▸ Given task: Only the lines from the start of the data below through the line that contains "const rhoTitle = 'Gyroscopic" are to be copied, exactly and without pictures.
____
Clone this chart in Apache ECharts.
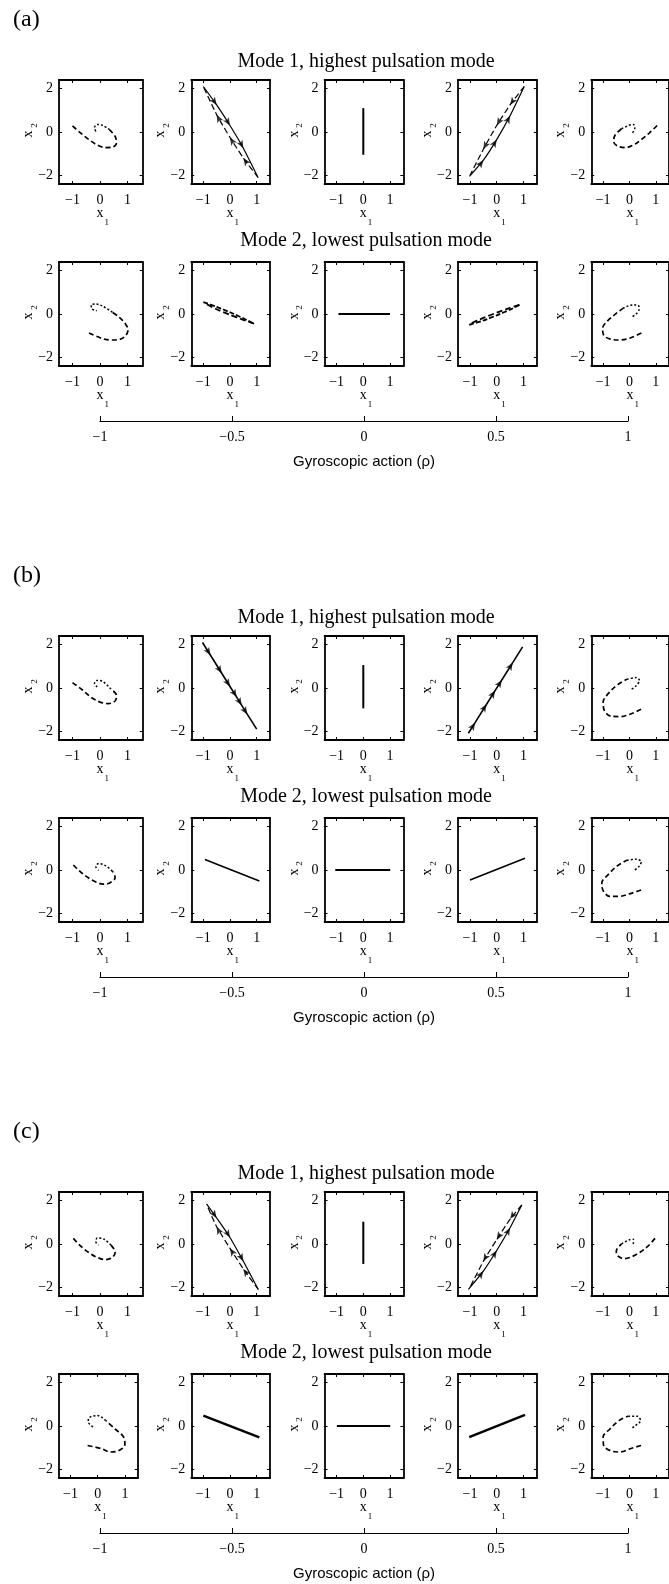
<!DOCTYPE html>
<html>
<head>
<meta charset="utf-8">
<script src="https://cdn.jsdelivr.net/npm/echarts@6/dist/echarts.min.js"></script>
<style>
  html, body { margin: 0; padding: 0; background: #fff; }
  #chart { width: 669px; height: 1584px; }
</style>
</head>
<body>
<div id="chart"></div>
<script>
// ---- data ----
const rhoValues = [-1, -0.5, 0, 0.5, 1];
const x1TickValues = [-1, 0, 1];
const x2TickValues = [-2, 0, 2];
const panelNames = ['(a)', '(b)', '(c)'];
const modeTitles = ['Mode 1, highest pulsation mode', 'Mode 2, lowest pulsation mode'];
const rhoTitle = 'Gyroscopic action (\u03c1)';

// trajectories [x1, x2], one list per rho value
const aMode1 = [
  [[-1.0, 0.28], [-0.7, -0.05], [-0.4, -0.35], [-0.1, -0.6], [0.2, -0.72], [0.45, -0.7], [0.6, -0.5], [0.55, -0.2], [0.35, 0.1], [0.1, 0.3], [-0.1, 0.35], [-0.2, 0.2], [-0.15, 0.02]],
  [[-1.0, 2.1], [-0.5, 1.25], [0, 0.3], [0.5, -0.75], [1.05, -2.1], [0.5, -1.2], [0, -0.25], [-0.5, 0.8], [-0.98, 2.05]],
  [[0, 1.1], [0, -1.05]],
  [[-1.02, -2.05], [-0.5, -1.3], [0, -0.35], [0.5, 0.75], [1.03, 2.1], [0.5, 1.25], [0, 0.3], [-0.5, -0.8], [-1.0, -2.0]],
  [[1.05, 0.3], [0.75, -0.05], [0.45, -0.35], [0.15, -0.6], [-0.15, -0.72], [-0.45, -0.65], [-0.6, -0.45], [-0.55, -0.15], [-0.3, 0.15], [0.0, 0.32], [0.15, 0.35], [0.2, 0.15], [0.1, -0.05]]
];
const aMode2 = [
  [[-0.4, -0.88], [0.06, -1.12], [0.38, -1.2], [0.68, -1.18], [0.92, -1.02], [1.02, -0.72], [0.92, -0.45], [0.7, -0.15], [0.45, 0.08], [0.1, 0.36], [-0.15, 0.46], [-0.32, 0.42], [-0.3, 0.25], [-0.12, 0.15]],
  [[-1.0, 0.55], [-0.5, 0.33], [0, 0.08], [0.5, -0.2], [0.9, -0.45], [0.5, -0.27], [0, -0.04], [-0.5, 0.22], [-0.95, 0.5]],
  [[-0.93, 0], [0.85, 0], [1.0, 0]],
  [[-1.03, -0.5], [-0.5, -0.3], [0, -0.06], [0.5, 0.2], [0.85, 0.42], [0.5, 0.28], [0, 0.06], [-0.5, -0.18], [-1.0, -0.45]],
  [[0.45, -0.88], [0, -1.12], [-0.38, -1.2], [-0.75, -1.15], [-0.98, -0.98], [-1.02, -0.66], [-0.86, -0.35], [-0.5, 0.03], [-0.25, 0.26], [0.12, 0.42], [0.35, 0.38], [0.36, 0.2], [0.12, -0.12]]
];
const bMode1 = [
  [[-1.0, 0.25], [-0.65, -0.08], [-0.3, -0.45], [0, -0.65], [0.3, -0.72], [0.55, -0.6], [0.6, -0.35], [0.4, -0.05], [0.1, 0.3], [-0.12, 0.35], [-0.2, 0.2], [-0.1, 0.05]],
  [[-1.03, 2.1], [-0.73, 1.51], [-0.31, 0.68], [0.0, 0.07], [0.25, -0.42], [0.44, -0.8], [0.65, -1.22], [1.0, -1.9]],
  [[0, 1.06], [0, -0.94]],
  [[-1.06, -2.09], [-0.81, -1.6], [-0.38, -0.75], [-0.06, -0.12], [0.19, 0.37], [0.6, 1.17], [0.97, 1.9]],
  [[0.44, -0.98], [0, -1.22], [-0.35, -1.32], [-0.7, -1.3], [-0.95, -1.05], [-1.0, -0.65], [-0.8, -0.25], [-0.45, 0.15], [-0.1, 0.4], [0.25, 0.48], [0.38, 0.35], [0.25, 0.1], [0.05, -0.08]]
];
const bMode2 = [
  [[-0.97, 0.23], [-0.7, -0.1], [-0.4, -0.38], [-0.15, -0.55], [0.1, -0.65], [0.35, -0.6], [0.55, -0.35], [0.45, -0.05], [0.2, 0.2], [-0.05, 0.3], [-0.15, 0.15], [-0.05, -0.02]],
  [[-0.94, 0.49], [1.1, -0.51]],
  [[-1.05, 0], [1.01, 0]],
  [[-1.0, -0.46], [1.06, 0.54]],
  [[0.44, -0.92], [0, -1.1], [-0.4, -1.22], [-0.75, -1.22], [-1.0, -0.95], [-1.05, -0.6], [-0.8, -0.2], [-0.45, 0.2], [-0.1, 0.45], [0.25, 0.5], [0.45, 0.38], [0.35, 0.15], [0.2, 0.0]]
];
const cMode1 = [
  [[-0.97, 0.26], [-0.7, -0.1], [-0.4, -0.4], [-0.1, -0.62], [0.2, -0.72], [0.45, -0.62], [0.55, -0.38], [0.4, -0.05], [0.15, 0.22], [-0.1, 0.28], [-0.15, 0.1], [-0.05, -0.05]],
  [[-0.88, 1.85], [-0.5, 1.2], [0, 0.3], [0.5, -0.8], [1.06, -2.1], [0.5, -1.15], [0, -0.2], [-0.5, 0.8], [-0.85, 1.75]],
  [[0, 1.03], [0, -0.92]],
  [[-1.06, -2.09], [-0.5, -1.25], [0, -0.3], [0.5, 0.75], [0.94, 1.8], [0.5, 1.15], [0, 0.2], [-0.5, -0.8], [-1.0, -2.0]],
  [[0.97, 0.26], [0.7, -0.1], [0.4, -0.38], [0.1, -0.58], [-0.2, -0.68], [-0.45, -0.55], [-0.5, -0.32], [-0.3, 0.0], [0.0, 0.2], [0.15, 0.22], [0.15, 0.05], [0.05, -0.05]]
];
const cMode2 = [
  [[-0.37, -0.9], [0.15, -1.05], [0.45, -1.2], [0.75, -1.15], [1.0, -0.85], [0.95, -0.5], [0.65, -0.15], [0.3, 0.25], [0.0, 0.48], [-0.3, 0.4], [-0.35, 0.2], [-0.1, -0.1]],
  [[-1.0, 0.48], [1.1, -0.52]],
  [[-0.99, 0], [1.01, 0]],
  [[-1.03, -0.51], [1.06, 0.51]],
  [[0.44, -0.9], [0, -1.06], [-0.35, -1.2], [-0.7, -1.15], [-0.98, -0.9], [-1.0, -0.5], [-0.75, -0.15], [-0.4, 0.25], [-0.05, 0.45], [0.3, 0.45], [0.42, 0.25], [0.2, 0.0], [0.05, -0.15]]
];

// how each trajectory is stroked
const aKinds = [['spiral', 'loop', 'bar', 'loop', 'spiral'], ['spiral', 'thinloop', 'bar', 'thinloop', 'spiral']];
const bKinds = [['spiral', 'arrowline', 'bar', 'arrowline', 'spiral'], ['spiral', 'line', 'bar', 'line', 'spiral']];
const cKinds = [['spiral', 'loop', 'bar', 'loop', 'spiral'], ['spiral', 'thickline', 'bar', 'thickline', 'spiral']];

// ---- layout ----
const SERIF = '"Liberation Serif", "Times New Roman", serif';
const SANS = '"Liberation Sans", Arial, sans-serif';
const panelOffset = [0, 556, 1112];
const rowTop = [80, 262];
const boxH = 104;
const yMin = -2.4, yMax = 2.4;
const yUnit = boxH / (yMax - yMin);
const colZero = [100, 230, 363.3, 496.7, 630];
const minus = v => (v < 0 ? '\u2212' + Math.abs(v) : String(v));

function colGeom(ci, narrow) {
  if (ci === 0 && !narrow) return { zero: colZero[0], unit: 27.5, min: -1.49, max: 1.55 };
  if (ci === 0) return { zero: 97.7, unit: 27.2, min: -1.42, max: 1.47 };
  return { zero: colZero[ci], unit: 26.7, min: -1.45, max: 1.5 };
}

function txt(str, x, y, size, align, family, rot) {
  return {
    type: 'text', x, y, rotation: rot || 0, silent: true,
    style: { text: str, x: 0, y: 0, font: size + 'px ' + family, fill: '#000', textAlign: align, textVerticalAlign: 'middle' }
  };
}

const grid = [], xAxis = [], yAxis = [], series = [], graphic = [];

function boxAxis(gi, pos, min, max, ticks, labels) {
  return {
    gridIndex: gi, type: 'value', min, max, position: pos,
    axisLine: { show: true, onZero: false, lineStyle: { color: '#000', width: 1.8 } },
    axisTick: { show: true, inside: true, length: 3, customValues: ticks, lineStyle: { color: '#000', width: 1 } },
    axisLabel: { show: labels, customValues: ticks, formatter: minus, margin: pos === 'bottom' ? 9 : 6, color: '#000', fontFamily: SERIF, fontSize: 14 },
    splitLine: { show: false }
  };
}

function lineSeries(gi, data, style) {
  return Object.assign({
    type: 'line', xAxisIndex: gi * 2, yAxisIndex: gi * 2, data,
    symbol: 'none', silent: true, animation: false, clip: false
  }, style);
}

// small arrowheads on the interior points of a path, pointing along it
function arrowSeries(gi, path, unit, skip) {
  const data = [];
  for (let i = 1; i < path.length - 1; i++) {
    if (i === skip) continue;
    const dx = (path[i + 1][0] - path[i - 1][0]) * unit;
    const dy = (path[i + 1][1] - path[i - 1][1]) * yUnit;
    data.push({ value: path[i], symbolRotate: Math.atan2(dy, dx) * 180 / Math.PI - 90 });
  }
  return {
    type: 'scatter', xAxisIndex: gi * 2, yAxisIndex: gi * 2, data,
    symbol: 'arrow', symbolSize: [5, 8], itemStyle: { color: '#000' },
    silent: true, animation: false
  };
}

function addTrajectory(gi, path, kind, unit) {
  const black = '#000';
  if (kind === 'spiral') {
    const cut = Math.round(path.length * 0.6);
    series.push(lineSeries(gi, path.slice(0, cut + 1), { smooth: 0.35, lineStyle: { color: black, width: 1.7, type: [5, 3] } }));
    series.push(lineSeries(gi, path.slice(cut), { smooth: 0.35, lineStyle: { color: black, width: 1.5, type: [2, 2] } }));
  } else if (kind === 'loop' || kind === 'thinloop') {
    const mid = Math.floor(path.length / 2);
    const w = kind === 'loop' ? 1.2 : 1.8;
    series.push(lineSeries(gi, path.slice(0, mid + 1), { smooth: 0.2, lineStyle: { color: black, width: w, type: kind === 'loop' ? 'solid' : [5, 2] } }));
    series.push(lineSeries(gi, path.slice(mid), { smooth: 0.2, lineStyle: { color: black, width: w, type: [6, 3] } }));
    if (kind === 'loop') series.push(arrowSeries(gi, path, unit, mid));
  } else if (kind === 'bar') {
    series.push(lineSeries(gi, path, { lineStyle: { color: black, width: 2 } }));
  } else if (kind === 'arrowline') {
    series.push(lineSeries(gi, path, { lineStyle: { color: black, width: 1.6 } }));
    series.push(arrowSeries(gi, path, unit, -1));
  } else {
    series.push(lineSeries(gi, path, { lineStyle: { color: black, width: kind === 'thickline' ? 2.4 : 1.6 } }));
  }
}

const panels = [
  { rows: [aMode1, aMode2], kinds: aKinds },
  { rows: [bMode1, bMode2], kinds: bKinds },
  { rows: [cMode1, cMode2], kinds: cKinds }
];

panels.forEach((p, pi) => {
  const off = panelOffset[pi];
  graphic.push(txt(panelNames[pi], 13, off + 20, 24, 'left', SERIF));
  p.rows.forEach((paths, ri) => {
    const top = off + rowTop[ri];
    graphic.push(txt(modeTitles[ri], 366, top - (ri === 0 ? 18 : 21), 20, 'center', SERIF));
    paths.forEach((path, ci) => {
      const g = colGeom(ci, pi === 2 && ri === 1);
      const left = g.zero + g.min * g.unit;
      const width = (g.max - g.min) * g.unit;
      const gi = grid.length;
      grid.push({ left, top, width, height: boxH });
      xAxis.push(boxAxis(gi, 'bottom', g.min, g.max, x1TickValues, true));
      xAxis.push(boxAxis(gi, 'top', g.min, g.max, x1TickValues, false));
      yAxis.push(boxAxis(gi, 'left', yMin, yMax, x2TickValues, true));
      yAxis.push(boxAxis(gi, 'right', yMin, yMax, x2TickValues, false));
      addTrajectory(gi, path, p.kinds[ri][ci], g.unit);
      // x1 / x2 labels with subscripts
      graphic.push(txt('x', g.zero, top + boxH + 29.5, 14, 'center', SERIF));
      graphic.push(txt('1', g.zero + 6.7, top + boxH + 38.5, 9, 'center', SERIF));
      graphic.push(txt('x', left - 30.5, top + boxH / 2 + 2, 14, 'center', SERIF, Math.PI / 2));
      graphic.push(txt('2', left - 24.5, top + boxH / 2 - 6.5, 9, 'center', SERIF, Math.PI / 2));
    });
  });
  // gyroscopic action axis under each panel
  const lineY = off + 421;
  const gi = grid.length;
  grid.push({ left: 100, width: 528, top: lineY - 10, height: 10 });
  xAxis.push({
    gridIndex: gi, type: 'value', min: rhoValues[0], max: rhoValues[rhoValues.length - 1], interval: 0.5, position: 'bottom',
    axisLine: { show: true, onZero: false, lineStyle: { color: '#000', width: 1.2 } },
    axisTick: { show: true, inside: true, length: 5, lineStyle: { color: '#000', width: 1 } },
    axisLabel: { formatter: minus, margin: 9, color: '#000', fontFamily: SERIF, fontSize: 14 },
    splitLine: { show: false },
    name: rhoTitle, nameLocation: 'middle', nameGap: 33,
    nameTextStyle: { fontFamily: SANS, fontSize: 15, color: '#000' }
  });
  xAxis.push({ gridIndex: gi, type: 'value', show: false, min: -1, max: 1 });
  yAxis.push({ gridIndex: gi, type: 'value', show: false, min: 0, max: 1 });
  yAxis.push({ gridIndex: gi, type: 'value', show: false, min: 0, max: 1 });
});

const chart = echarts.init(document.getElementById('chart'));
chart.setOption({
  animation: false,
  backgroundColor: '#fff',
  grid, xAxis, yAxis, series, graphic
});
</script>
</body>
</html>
____
▸ Answer to this exercise:
Clone this chart in Apache ECharts.
<!DOCTYPE html>
<html>
<head>
<meta charset="utf-8">
<script src="https://cdn.jsdelivr.net/npm/echarts@6/dist/echarts.min.js"></script>
<style>
  html, body { margin: 0; padding: 0; background: #fff; }
  #chart { width: 669px; height: 1584px; }
</style>
</head>
<body>
<div id="chart"></div>
<script>
// ---- data ----
const rhoValues = [-1, -0.5, 0, 0.5, 1];
const x1TickValues = [-1, 0, 1];
const x2TickValues = [-2, 0, 2];
const panelNames = ['(a)', '(b)', '(c)'];
const modeTitles = ['Mode 1, highest pulsation mode', 'Mode 2, lowest pulsation mode'];
const rhoTitle = 'Gyroscopic action (\u03c1)';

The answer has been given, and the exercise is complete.